* start Data block *

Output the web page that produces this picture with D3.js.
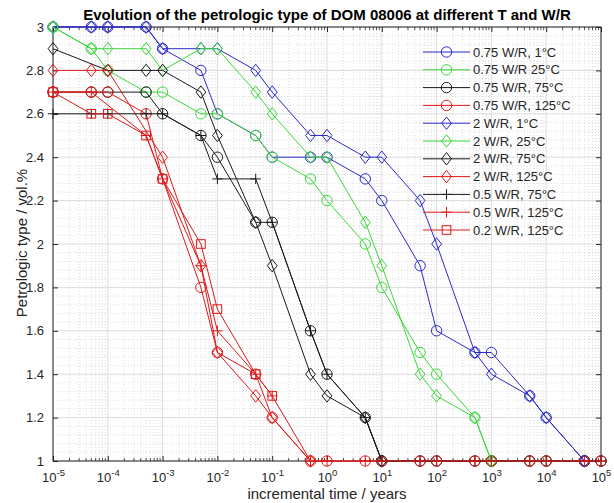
<!DOCTYPE html>
<html>
<head>
<meta charset="utf-8">
<script src="https://cdn.jsdelivr.net/npm/d3@7"></script>
<style>
  body { margin: 0; background: #fff; }
  svg { font-family: "Liberation Sans", Arial, Helvetica, sans-serif; }
</style>
</head>
<body>
<svg width="614" height="503"></svg>
<script>
// incremental time steps (years)
var times = [1e-5, 5e-5, 1e-4, 5e-4, 1e-3, 5e-3, 1e-2, 5e-2, 0.1, 0.5, 1, 5, 10, 50, 100, 500, 1e3, 5e3, 1e4, 5e4, 1e5];

// petrologic type per series (null = no point)
var wr075_1C   = [3, 3, 3, 3, 2.9, 2.8, 2.6, 2.5, 2.4, 2.4, 2.4, 2.3, 2.2, 1.9, 1.6, 1.5, 1.5, 1.3, 1.2, 1, 1];
var wr075_25C  = [3, 2.9, 2.8, 2.7, 2.7, 2.6, 2.6, 2.5, 2.4, 2.3, 2.2, 2.0, 1.8, 1.5, 1.4, 1.2, 1, 1, 1, 1, 1];
var wr075_75C  = [2.7, 2.7, 2.7, 2.7, 2.6, 2.5, 2.4, 2.1, 2.1, 1.6, 1.4, 1.2, 1, 1, 1, 1, 1, 1, 1, 1, 1];
var wr075_125C = [2.7, 2.7, 2.7, 2.6, 2.3, 1.8, 1.5, 1.4, 1.2, 1, 1, 1, 1, 1, 1, 1, 1, 1, 1, 1, 1];
var wr2_1C     = [3, 3, 3, 3, 2.9, 2.9, 2.9, 2.8, 2.7, 2.5, 2.5, 2.4, 2.4, 2.2, 2.0, 1.5, 1.4, 1.3, 1.2, 1, null];
var wr2_25C    = [3, 2.9, 2.9, 2.9, 2.8, 2.9, 2.9, 2.7, 2.6, 2.4, 2.4, 2.1, 1.9, 1.4, 1.3, 1.2, 1, null, null, null, null];
var wr2_75C    = [2.9, null, 2.8, 2.8, 2.8, 2.7, 2.5, 2.1, 1.9, 1.4, 1.3, 1.2, 1, null, null, null, null, null, null, null, null];
var wr2_125C   = [2.8, 2.8, 2.8, null, 2.4, 1.9, 1.5, 1.3, 1.2, 1, null, null, null, null, null, null, null, null, null, null, null];
var wr05_75C   = [2.6, 2.6, 2.6, 2.6, 2.6, 2.5, 2.3, 2.3, 2.1, 1.6, 1.4, 1.2, 1, 1, 1, 1, 1, 1, 1, 1, 1];
var wr05_125C  = [2.7, 2.7, null, 2.5, 2.3, 1.9, 1.6, 1.4, 1.3, 1, 1, 1, 1, 1, 1, 1, 1, 1, 1, 1, 1];
var wr02_125C  = [2.7, 2.6, 2.6, 2.5, 2.3, 2.0, 1.7, 1.4, 1.3, null, null, null, null, null, null, null, null, null, null, null, null];

var seriesNames = ["0.75 W/R, 1\u00B0C", "0.75 W/R 25\u00B0C", "0.75 W/R, 75\u00B0C", "0.75 W/R, 125\u00B0C",
  "2 W/R, 1\u00B0C", "2 W/R, 25\u00B0C", "2 W/R, 75\u00B0C", "2 W/R, 125\u00B0C",
  "0.5 W/R, 75\u00B0C", "0.5 W/R, 125\u00B0C", "0.2 W/R, 125\u00B0C"];
var seriesValues = [wr075_1C, wr075_25C, wr075_75C, wr075_125C, wr2_1C, wr2_25C, wr2_75C, wr2_125C, wr05_75C, wr05_125C, wr02_125C];
var seriesColors = ["blue", "green", "black", "red", "blue", "green", "black", "red", "black", "red", "red"];
var seriesMarkers = ["circle", "circle", "circle", "circle", "diamond", "diamond", "diamond", "diamond", "plus", "plus", "square"];

var yTicks = [1, 1.2, 1.4, 1.6, 1.8, 2, 2.2, 2.4, 2.6, 2.8, 3];
var xTicks = [1e-5, 1e-4, 1e-3, 1e-2, 1e-1, 1e0, 1e1, 1e2, 1e3, 1e4, 1e5];

var palette = { blue: "#2a2acc", green: "#3ad83a", black: "#1a1a1a", red: "#e01818" };

var svg = d3.select("svg"),
    pLeft = 53, pRight = 601, pTop = 27, pBottom = 461;

var x = d3.scaleLog().domain([1e-5, 1e5]).range([pLeft, pRight]);
var y = d3.scaleLinear().domain([1, 3]).range([pBottom, pTop]);

// grid
var minorX = [];
for (var e = -5; e < 5; e++) for (var k = 2; k <= 9; k++) minorX.push(k * Math.pow(10, e));
var minorY = d3.range(1, 3.0001, 0.04).filter(v => Math.abs(Math.round(v * 5) - v * 5) > 1e-6);

var grid = svg.append("g");
grid.selectAll(".mx").data(minorX).enter().append("line")
  .attr("x1", d => x(d)).attr("x2", d => x(d)).attr("y1", pTop).attr("y2", pBottom)
  .attr("stroke", "#c8c8c8").attr("stroke-width", 0.6).attr("stroke-dasharray", "1,2");
grid.selectAll(".my").data(minorY).enter().append("line")
  .attr("x1", pLeft).attr("x2", pRight).attr("y1", d => y(d)).attr("y2", d => y(d))
  .attr("stroke", "#c8c8c8").attr("stroke-width", 0.6).attr("stroke-dasharray", "1,2");
grid.selectAll(".gx").data(xTicks).enter().append("line")
  .attr("x1", d => x(d)).attr("x2", d => x(d)).attr("y1", pTop).attr("y2", pBottom)
  .attr("stroke", "#dcdcdc").attr("stroke-width", 1);
grid.selectAll(".gy").data(yTicks).enter().append("line")
  .attr("x1", pLeft).attr("x2", pRight).attr("y1", d => y(d)).attr("y2", d => y(d))
  .attr("stroke", "#dcdcdc").attr("stroke-width", 1);

// axes (ticks inside, box)
var axisColor = "#262626";
function styleAxis(g) {
  g.select(".domain").remove();
  g.selectAll(".tick line").attr("stroke", axisColor);
  g.selectAll(".tick text").attr("fill", axisColor).attr("font-size", 13);
}
var xb = svg.append("g").attr("transform", "translate(0," + pBottom + ")")
  .call(d3.axisBottom(x).tickValues(xTicks).tickSizeInner(-5).tickSizeOuter(0).tickFormat(""));
styleAxis(xb);
xb.selectAll(".tick text").remove();
xb.selectAll(".tick").append("text")
  .attr("y", 21).attr("text-anchor", "middle").attr("fill", axisColor).attr("font-size", 13)
  .each(function (d) {
    var t = d3.select(this);
    t.append("tspan").text("10");
    t.append("tspan").attr("dy", -6).attr("font-size", 9.5).text(Math.round(Math.log10(d)));
  });
var xt = svg.append("g").attr("transform", "translate(0," + pTop + ")")
  .call(d3.axisTop(x).tickValues(xTicks).tickSizeInner(-5).tickSizeOuter(0).tickFormat(""));
styleAxis(xt);
// minor x ticks
[pBottom, pTop].forEach(function (yy) {
  svg.append("g").selectAll("line").data(minorX).enter().append("line")
    .attr("x1", d => x(d)).attr("x2", d => x(d))
    .attr("y1", yy).attr("y2", yy === pBottom ? yy - 3 : yy + 3)
    .attr("stroke", axisColor).attr("stroke-width", 0.8);
});
var yl = svg.append("g").attr("transform", "translate(" + pLeft + ",0)")
  .call(d3.axisLeft(y).tickValues(yTicks).tickSizeInner(-5).tickSizeOuter(0).tickPadding(9).tickFormat(d3.format("")));
styleAxis(yl);
var yr = svg.append("g").attr("transform", "translate(" + pRight + ",0)")
  .call(d3.axisRight(y).tickValues(yTicks).tickSizeInner(-5).tickSizeOuter(0).tickFormat(""));
styleAxis(yr);
svg.append("rect").attr("x", pLeft).attr("y", pTop).attr("width", pRight - pLeft).attr("height", pBottom - pTop)
  .attr("fill", "none").attr("stroke", axisColor).attr("stroke-width", 1);

// markers
function marker(g, type, color) {
  if (type === "circle") {
    g.append("circle").attr("r", 5.2).attr("fill", "none").attr("stroke", color);
  } else if (type === "diamond") {
    g.append("path").attr("d", "M0,-6.2L4.9,0L0,6.2L-4.9,0Z").attr("fill", "none").attr("stroke", color);
  } else if (type === "square") {
    g.append("rect").attr("x", -4.3).attr("y", -4.3).attr("width", 8.6).attr("height", 8.6)
      .attr("fill", "none").attr("stroke", color);
  } else if (type === "plus") {
    g.append("path").attr("d", "M-5.2,0H5.2M0,-5.2V5.2").attr("stroke", color);
  }
}

var plot = svg.append("g");
var line = d3.line().x(d => x(d.t)).y(d => y(d.v));
seriesValues.forEach(function (vals, i) {
  var pts = times.map((t, j) => ({ t: t, v: vals[j] })).filter(d => d.v != null);
  var col = palette[seriesColors[i]];
  var g = plot.append("g");
  g.append("path").datum(pts).attr("d", line)
    .attr("fill", "none").attr("stroke", col).attr("stroke-width", 1);
  g.selectAll(".m").data(pts).enter().append("g")
    .attr("transform", d => "translate(" + x(d.t) + "," + y(d.v) + ")")
    .each(function () { marker(d3.select(this), seriesMarkers[i], col); });
});

// legend
var lg = svg.append("g");
seriesNames.forEach(function (name, i) {
  var ly = 52 + i * 17.8;
  var col = palette[seriesColors[i]];
  lg.append("line").attr("x1", 423).attr("x2", 470).attr("y1", ly).attr("y2", ly)
    .attr("stroke", col).attr("stroke-width", 1);
  marker(lg.append("g").attr("transform", "translate(446.5," + ly + ")"), seriesMarkers[i], col);
  lg.append("text").attr("x", 473).attr("y", ly + 4.5).attr("font-size", 13).attr("fill", axisColor).text(name);
});

// titles
svg.append("text").attr("x", 327).attr("y", 20).attr("text-anchor", "middle")
  .attr("font-size", 15).attr("font-weight", "bold").attr("fill", "#000")
  .text("Evolution of the petrologic type of DOM 08006 at different T and W/R");
svg.append("text").attr("x", 327).attr("y", 499).attr("text-anchor", "middle")
  .attr("font-size", 15).attr("fill", axisColor).text("incremental time / years");
svg.append("text").attr("transform", "translate(27,243) rotate(-90)").attr("text-anchor", "middle")
  .attr("font-size", 15).attr("fill", axisColor).text("Petrologic type / vol.%");
</script>
</body>
</html>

* end Data block *

Pull out each line of the listing that holds the string "this".

Output the web page that produces this picture with D3.js.
    var t = d3.select(this);
    .each(function () { marker(d3.select(this), seriesMarkers[i], col); });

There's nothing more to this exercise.